In normal times, when the projected open is not so great, you’d stay flat on an open anywhere near the projected value. It is only the discrepancies, perhaps we can call them mispricings, that offer the trading opportunity.

For example, let’s say we had a close at 4110 and a projected open slightly higher at 4120. An open above say 4130 would definitely look high and be a good sell. An open below 4110 would definitely be a good buy. An open within that range probably does not mean a heck of a lot.

The Tens-Tens

Trading the Au 10yr bond versus the US 10yr Tnote can offer some great opportunities. Just like the SPI-E-mini, these markets are influenced by their own fundamentals but we also have the Au market following the US based on global economic influences. It means the spread is related, but not perfectly so. That can make for good gap trade using our projected value method.

Leading up to the Au re-open after on the Queen’s birthday, we had the Tnote trading lower by around 14/32nds.

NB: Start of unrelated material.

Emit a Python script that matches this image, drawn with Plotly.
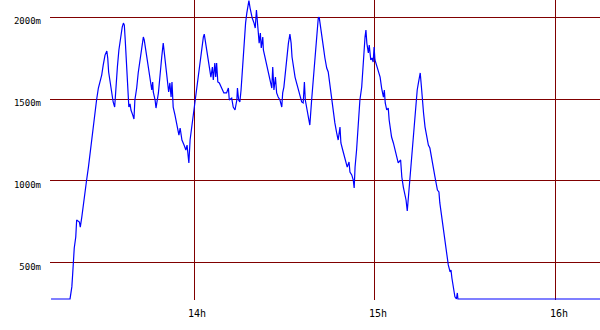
import pandas as pd
import plotly.graph_objects as go

# minutes after 13:00
minutes = [12.6, 18.9, 19.0, 19.5, 19.8, 20.0, 20.3, 20.8, 21.1, 22.0, 22.3, 22.8, 23.4, 24.1, 24.4, 25.0, 25.4, 26.0, 26.4, 27.0,
           27.7, 28.3, 29.4, 29.9, 30.5, 31.1, 31.4, 31.7, 32.2, 32.7, 33.2, 33.7, 34.0, 34.6, 35.1, 35.7, 36.2, 36.6, 36.9, 37.2,
           37.7, 38.0, 38.4, 38.8, 39.1, 39.7, 40.1, 40.4, 41.0, 41.5, 42.1, 42.7, 43.2, 43.5, 44.0, 44.4, 45.0, 45.4, 46.0, 46.3,
           46.5, 47.1, 47.4, 48.2, 48.7, 49.3, 49.8, 50.3, 50.7, 51.2, 51.6, 52.0, 52.4, 52.7, 53.1, 53.7, 54.4, 55.0, 55.4, 56.0,
           56.7, 57.3, 57.7, 58.0, 58.3, 58.7, 59.2, 59.8, 60.3, 60.9, 61.4, 62.0, 62.6, 63.1, 63.4, 63.9, 64.2, 64.7, 65.3, 65.6,
           66.1, 66.4, 66.9, 67.2, 67.5, 67.9, 68.4, 69.2, 69.9, 70.8, 71.4, 71.7, 72.5, 73.0, 73.6, 74.2, 74.4, 74.8, 75.2, 75.6,
           76.0, 76.3, 76.8, 77.1, 77.5, 77.9, 78.2, 78.6, 78.9, 79.3, 79.9, 80.3, 80.7, 81.0, 81.3, 81.6, 82.0, 82.3, 82.8, 83.0,
           83.5, 84.1, 84.6, 85.2, 85.8, 86.1, 86.5, 87.0, 87.4, 87.9, 88.5, 89.1, 89.4, 89.8, 90.3, 90.7, 91.3, 91.8, 92.2, 92.5,
           92.9, 93.5, 94.0, 94.6, 95.1, 95.7, 96.2, 96.6, 96.9, 97.4, 97.9, 98.4, 99.0, 99.5, 100.1, 100.7, 101.2, 101.5, 101.9, 102.3,
           102.9, 103.4, 104.0, 104.5, 105.1, 105.6, 106.2, 106.7, 107.3, 107.8, 108.4, 108.7, 109.3, 109.7, 110.3, 110.8, 111.4, 111.7, 112.3, 112.8,
           113.1, 113.4, 113.9, 114.5, 115.0, 115.6, 116.1, 116.7, 117.0, 117.3, 117.8, 118.1, 118.6, 119.0, 119.4, 119.7, 120.0, 120.6, 121.1, 121.7,
           122.2, 122.8, 123.1, 123.4, 123.9, 124.4, 124.7, 125.0, 125.5, 126.1, 126.6, 127.2, 127.7, 128.5, 128.9, 129.4, 129.9, 130.3, 130.7, 131.0,
           131.4, 131.8, 132.4, 132.8, 133.3, 133.6, 134.0, 134.4, 134.7, 135.0, 135.4, 135.7, 136.1, 136.6, 137.1, 137.7, 138.2, 138.8, 139.3, 139.9,
           140.7, 141.2, 141.5, 142.1, 142.6, 143.2, 143.8, 144.3, 144.9, 145.2, 145.5, 146.0, 146.5, 147.0, 147.3, 147.5, 194.6]

altitude = [280, 280, 293, 354, 439, 500, 591, 658, 762, 750, 719, 780, 854, 945, 1006, 1085, 1146, 1250, 1311, 1415,
            1494, 1567, 1646, 1707, 1768, 1793, 1750, 1665, 1598, 1524, 1482, 1451, 1555, 1695, 1799, 1878, 1939, 1963, 1951, 1860,
            1695, 1555, 1451, 1470, 1433, 1402, 1378, 1494, 1567, 1659, 1738, 1817, 1878, 1860, 1799, 1738, 1665, 1598, 1555, 1604,
            1543, 1494, 1445, 1537, 1659, 1756, 1841, 1756, 1665, 1598, 1543, 1598, 1512, 1604, 1451, 1402, 1341, 1280, 1323, 1250,
            1219, 1189, 1219, 1128, 1110, 1250, 1323, 1402, 1494, 1555, 1634, 1720, 1799, 1878, 1896, 1841, 1781, 1738, 1665, 1634,
            1695, 1616, 1720, 1634, 1720, 1604, 1598, 1567, 1537, 1537, 1567, 1494, 1506, 1451, 1433, 1494, 1567, 1494, 1482, 1555,
            1677, 1781, 1902, 1963, 2024, 2073, 2100, 2055, 2024, 1994, 1963, 1933, 2043, 1939, 1909, 1841, 1902, 1811, 1878, 1799,
            1756, 1720, 1677, 1616, 1567, 1695, 1555, 1634, 1537, 1512, 1494, 1451, 1537, 1573, 1677, 1756, 1841, 1896, 1841, 1756,
            1695, 1634, 1598, 1555, 1512, 1482, 1476, 1604, 1494, 1433, 1384, 1341, 1494, 1598, 1738, 1878, 1994, 2000, 1939, 1878,
            1817, 1750, 1689, 1665, 1573, 1494, 1415, 1354, 1293, 1250, 1329, 1232, 1189, 1158, 1128, 1085, 1116, 1055, 1037, 1006,
            957, 1085, 1189, 1329, 1494, 1573, 1738, 1878, 1921, 1841, 1781, 1829, 1738, 1750, 1726, 1817, 1738, 1695, 1665, 1634,
            1567, 1512, 1555, 1476, 1433, 1445, 1372, 1329, 1268, 1232, 1189, 1146, 1110, 1128, 1024, 963, 927, 884, 817, 884,
            988, 1067, 1189, 1293, 1402, 1494, 1555, 1598, 1646, 1659, 1573, 1494, 1415, 1329, 1268, 1219, 1201, 1146, 1085, 1024,
            945, 933, 866, 780, 701, 622, 561, 488, 445, 457, 408, 354, 293, 280, 317, 280, 280]

tick_hours = [14, 15, 16]
tick_labels = ["14h", "15h", "16h"]
alt_ticks = [500, 1000, 1500, 2000]
alt_labels = ["500m", "1000m", "1500m", "2000m"]

base = pd.Timestamp("2024-01-01 13:00:00")
times = base + pd.to_timedelta(minutes, unit="m")
tick_times = [base + pd.Timedelta(hours=h - 13) for h in tick_hours]
x_range = [base + pd.Timedelta(minutes=12.26), base + pd.Timedelta(minutes=194.6)]

fig = go.Figure()
fig.add_trace(go.Scatter(x=times, y=altitude, mode="lines",
                         line=dict(color="#0000ff", width=1.2), hoverinfo="skip"))

fig.update_layout(
    width=600, height=330,
    margin=dict(l=50, r=0, t=0, b=30),
    paper_bgcolor="white", plot_bgcolor="white",
    showlegend=False,
    font=dict(family="DejaVu Sans Mono", color="black"),
)
fig.update_xaxes(
    range=x_range, tickvals=tick_times, ticktext=tick_labels,
    showgrid=True, gridcolor="#800000", gridwidth=1,
    zeroline=False, showline=False, ticks="",
    tickfont=dict(size=10), ticklabelstandoff=6, ticklabelshift=3,
)
fig.update_yaxes(
    range=[274, 2104], tickvals=alt_ticks, ticktext=alt_labels,
    showgrid=True, gridcolor="#800000", gridwidth=1,
    zeroline=False, showline=False, ticks="",
    tickfont=dict(size=9), ticklabelstandoff=8, ticklabelshift=4,
)

fig.write_html("out.html")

For us to project an open for the Aussie 10s, we have to convert the Tnote move to basis points. We have to do this calculation because of the different ways US Treasuries are quoted versus the Aussie bonds. US markets are quoted as price per $100 par value whereas the Aussie bonds are quoted 100 minus yield, similar to that of the Eurodollar or other STIRs.

At 133-01, we have the Tnote 14/32nds lower. The trick to applying this to the bonds is to use DV01s (see our Guide to Pricing Yield Curve Spreads).

The current DV01 for the Tnote according to the CME site* is $79.12. This is approximately 2.53 32nds (79.12 / 31.25) – with $31.25 being the dollar value of one 32nd.

This says that a move of 2.53 32nds in the Tnote is approximately one basis point.

If we have the market trading 14/32nds lower, then that is a move of -5.5bps (-14/2.53).

From this we can expect a 5.5bp lower opening in the Au 10s given the move in the Treasuries. The Au bond closed at 96.985, so this projects at open at 96.930. Again, this is a decent sized gap, but it shows even a slightly lower open will be a good sell or a massively lower open, say in the high 96.80’s, could be a good buy.

Moving Forward

The SPI opened at 4144 and the Bonds at 96.940.

While the SPI opened 10pts below the projected value, it was a large enough gap higher from the previous close to make a long trade a risky one. If anything, it was a ‘when in doubt stay out’ scenario.

As for the bonds, at open at 96.940 was too close to our projected value at 96.93 to be getting short (although the trade would have worked in hindsight).

Plan the Trade, Trade the Plan

Trading an open on a projected value is all about that old adage “Plan the trade, trade the plan”. You can use the projected value calculation to estimate where the market might open if ‘all goes well’. The trading opportunity comes when the market opens a reasonable amount above or below. In practice, there are at least a few times per month when these trades exist.

The example above was one where the Au markets were closed for a holiday. Day to day however, the US markets continue to trade after both the day time and night time Au sessions end. It therefore makes sense to be watching for these gap trades every day.